Go through the entries and say how many lines contain the string "matplotlib". The number is the whole answer.

....

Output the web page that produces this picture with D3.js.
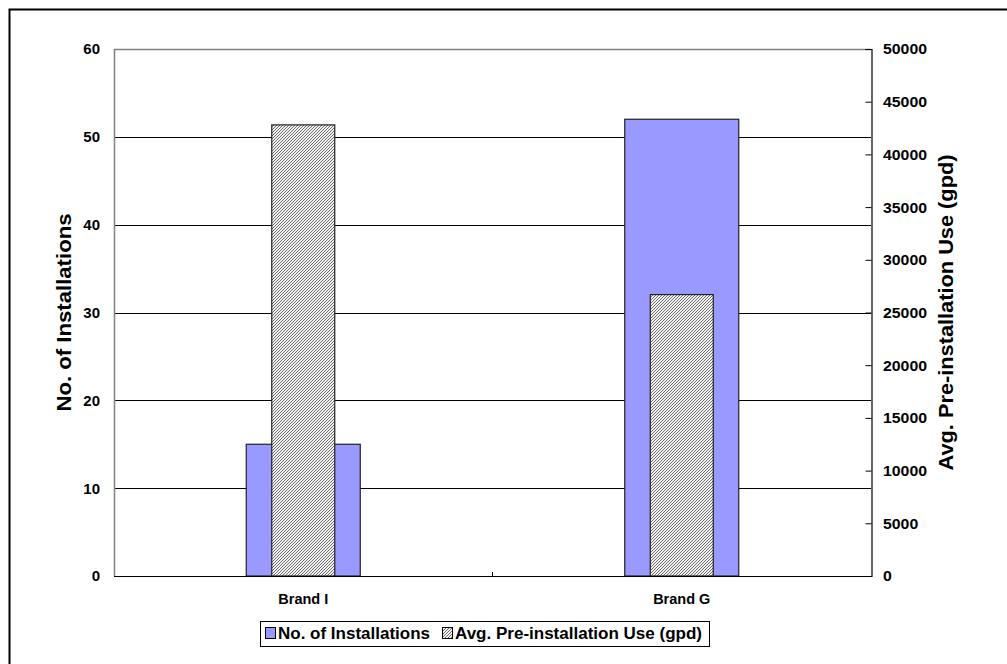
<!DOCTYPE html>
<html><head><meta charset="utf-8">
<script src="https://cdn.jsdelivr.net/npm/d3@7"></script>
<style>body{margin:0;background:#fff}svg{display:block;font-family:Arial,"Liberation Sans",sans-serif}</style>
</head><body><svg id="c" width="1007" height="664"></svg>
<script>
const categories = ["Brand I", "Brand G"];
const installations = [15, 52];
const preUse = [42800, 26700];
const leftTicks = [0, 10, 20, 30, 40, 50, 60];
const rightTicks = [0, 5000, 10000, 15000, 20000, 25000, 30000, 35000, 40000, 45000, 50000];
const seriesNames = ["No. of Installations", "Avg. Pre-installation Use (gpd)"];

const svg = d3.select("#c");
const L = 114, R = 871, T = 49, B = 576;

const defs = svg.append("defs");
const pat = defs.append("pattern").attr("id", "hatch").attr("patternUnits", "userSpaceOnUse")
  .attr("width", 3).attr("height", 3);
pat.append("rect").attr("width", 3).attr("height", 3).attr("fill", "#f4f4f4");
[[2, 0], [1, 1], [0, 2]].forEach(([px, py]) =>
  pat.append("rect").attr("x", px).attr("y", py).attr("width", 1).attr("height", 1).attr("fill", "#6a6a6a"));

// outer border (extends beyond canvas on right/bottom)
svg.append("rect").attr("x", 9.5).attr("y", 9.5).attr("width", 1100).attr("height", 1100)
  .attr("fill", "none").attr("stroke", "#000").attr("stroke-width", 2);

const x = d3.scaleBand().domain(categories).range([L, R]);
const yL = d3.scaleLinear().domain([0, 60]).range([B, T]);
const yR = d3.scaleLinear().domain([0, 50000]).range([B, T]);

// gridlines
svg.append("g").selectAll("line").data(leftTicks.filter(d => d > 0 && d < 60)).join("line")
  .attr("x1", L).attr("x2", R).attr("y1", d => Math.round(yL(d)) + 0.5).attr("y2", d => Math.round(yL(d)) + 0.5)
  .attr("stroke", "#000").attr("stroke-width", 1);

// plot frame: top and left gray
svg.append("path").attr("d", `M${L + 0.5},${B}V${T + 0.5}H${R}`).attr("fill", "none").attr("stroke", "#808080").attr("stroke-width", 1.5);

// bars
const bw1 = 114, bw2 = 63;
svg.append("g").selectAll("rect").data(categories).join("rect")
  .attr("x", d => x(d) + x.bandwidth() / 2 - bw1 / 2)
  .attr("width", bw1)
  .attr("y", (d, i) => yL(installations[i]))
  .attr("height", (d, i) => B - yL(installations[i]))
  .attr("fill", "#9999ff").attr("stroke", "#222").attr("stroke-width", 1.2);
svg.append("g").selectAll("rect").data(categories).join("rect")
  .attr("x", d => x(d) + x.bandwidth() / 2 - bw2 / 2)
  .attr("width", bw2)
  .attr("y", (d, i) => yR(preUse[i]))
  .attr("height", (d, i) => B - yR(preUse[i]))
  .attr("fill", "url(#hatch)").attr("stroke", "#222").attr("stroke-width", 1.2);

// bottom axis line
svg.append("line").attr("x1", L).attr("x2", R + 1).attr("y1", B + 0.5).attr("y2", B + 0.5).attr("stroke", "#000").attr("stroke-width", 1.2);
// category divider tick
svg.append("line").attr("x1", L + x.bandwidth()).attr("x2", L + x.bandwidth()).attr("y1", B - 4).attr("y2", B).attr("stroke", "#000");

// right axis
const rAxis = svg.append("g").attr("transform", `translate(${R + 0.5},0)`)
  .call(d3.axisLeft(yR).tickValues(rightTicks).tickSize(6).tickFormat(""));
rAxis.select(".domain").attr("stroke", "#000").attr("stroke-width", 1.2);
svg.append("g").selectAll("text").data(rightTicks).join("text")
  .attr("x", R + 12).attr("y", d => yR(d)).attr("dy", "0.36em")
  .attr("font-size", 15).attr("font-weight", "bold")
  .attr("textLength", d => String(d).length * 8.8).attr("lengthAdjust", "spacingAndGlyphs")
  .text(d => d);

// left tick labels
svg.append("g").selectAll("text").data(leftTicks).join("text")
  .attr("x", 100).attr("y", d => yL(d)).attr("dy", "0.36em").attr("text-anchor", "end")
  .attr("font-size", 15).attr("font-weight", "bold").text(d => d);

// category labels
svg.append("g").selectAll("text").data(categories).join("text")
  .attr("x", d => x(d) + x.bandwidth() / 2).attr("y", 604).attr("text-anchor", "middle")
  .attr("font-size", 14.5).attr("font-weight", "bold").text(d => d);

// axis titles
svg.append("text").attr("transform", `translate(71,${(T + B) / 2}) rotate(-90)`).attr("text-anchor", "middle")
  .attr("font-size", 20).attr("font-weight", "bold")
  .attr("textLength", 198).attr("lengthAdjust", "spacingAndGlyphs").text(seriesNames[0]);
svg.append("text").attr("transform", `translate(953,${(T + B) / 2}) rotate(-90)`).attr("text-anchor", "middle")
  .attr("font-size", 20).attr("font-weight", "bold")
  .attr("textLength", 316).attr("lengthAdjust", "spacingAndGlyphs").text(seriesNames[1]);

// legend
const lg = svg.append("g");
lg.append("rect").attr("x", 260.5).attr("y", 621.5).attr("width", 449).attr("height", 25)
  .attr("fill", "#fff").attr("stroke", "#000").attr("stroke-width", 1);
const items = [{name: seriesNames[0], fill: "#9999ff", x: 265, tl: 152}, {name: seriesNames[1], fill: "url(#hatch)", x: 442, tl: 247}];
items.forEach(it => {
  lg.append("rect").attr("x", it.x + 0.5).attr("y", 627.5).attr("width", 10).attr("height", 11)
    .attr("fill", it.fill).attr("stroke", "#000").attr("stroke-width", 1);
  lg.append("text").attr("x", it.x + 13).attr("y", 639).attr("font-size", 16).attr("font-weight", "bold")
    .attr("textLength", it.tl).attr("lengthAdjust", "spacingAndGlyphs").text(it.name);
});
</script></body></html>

....

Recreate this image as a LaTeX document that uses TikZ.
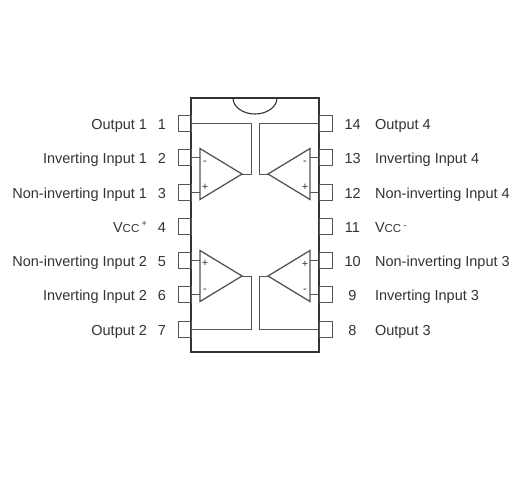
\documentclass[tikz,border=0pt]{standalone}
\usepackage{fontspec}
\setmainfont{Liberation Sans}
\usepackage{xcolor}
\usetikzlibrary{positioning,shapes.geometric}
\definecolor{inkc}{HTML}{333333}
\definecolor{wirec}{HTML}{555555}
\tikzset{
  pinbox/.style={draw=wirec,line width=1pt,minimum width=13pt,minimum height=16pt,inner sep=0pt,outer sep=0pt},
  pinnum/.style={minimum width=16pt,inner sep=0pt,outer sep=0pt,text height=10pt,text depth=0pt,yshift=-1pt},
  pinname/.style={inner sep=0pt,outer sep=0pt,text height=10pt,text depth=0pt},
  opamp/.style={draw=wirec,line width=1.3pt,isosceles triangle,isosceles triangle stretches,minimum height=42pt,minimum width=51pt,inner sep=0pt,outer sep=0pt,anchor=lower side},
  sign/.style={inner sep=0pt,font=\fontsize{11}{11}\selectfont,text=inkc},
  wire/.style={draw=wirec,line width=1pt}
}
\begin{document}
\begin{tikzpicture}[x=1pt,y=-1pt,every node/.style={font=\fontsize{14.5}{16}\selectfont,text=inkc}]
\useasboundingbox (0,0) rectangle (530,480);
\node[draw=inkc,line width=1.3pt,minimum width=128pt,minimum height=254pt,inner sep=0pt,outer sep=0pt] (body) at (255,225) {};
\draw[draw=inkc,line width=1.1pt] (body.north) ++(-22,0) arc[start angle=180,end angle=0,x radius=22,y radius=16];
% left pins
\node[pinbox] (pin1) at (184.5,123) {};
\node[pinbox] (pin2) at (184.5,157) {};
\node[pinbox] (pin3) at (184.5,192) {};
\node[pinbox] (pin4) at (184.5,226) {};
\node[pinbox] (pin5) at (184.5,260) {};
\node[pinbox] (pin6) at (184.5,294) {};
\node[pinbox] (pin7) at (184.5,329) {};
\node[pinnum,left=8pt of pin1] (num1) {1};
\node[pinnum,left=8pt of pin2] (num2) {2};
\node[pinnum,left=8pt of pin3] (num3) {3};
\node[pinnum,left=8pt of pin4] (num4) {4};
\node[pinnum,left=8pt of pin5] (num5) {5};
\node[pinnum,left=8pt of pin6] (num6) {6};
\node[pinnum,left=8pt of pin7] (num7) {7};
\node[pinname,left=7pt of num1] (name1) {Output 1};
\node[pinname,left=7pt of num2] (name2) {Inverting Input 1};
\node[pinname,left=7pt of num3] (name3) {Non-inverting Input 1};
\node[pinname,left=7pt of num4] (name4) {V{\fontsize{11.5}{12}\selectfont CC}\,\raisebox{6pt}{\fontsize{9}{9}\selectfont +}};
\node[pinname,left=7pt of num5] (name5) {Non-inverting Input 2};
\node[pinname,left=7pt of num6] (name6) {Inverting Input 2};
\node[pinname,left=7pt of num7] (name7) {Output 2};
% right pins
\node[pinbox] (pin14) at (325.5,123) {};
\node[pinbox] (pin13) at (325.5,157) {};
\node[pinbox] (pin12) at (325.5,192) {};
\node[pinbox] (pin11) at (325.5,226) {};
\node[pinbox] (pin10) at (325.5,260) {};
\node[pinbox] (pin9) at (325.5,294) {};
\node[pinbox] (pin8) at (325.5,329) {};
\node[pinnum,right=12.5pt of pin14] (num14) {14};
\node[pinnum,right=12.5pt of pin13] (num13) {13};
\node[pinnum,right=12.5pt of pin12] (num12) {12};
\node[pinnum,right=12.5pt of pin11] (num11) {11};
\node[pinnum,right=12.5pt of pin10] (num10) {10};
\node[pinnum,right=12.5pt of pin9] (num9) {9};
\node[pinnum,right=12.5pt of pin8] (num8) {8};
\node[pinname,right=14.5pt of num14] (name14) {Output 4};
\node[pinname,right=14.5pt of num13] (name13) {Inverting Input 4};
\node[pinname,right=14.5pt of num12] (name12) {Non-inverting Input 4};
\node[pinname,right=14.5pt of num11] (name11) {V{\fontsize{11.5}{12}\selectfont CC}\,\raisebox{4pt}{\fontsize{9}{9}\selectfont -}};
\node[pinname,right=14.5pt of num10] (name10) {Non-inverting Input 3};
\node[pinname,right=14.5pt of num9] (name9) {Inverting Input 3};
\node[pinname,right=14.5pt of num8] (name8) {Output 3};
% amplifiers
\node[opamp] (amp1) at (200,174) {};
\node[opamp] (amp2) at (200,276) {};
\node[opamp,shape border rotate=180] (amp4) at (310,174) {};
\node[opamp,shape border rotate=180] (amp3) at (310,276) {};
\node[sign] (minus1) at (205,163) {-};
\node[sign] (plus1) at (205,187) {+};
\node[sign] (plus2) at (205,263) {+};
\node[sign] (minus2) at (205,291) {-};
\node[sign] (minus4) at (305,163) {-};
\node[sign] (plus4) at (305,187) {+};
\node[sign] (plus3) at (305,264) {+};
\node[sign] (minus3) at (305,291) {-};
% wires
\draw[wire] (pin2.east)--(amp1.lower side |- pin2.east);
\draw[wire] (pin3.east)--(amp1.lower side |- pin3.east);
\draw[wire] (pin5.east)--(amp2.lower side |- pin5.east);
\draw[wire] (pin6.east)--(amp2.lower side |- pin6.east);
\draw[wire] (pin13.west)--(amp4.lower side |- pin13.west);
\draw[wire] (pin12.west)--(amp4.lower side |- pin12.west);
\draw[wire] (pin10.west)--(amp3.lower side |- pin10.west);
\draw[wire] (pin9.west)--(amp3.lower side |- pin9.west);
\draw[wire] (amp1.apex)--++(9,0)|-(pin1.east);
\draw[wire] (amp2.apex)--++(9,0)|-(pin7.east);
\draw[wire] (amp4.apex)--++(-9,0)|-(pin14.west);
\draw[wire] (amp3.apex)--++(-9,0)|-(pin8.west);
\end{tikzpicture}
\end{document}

....

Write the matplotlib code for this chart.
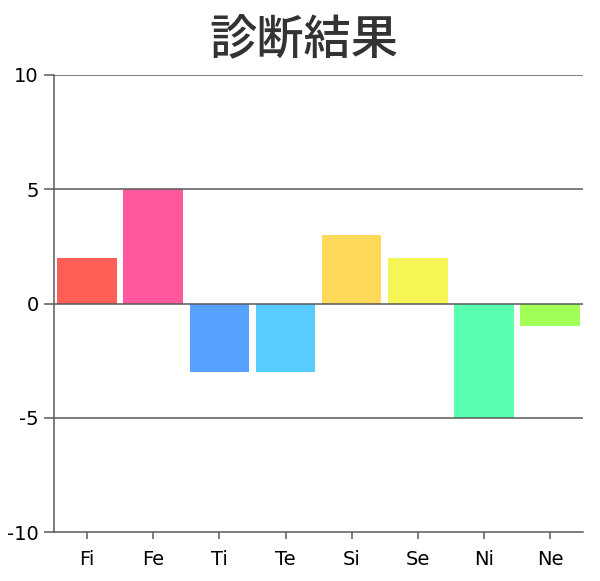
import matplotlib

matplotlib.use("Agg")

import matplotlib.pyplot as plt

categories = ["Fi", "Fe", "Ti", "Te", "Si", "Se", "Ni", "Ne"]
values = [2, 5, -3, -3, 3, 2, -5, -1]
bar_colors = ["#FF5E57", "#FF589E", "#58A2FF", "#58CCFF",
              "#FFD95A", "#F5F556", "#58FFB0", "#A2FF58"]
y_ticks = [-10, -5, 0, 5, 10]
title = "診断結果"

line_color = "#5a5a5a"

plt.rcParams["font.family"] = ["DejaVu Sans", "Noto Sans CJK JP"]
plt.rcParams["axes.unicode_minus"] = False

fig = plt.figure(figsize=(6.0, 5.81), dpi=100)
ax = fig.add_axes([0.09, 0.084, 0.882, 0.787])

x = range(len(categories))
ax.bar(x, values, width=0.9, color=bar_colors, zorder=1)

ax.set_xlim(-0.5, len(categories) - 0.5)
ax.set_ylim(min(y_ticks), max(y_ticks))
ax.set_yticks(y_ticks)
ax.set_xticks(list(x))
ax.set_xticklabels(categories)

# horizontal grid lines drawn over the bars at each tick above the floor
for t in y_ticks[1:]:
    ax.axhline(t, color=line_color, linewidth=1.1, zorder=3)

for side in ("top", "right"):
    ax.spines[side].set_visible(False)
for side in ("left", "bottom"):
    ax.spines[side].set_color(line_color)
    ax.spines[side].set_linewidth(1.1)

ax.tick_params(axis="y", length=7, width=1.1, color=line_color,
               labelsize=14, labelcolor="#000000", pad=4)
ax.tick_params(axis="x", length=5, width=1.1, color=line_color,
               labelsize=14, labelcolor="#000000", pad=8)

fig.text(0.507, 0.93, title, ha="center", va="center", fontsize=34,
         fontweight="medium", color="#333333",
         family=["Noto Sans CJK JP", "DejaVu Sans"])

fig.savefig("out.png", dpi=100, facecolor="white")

....

Expected answer => 4